Preferential enclathration of CO2 into tetra-n-butyl phosphonium bromide semiclathrate hydrate in moderate operating conditions: Application for CO2 capture from shale gas

Abstract

This work presents an investigation of using tetra-n-butyl phosphonium bromide (TBPB) semiclathrate hydrate for CO2 capture from simulated shale gas that is composed of 40% CO2 and 60% CH4 in mole fraction. The experiments were performed in a stirred tank reactor with the mass fraction of TBPB (wTBPB) varying from 5.0% to 33.2%. The phase equilibrium data of TBPB semiclathrate hydrate formed in the presence of the 40% CO2/CH4 gas mixture were measured and reported. The effects of TBPB concentration on gas solubility, hydrate formation kinetics, and CO2 separation efficiency were investigated in the temperature range of 278.1–284.2K with the initial pressure fixed at 2.8MPa.
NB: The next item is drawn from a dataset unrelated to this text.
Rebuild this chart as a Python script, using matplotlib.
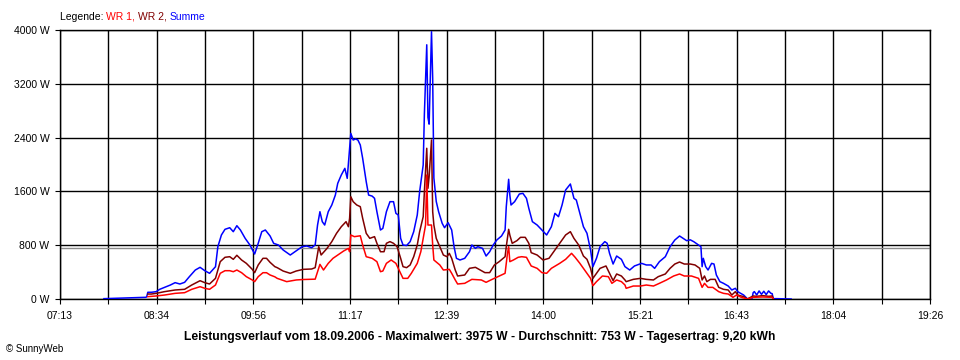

The results indicated that at a fixed driving force (overpressure), the gas uptake obtained at the induction time was nearly constant, despite the variation in TBPB concentration, while the rate of hydrate formation increased with the increase in TBPB concentration. Compared to the results obtained at a mole fraction of 1% THF, it was found that enhanced hydrate formation kinetics, a higher CO2 separation factor (31.7±3.3), and a higher operating temperature (284.2K) were obtained at the stoichiometric TBPB concentration (wTBPB=33.2%). Therefore, TBPB may be used as a promising promoter for hydrate-based CO2 capture from the simulated shale gas (CO2/CH4 gas mixture).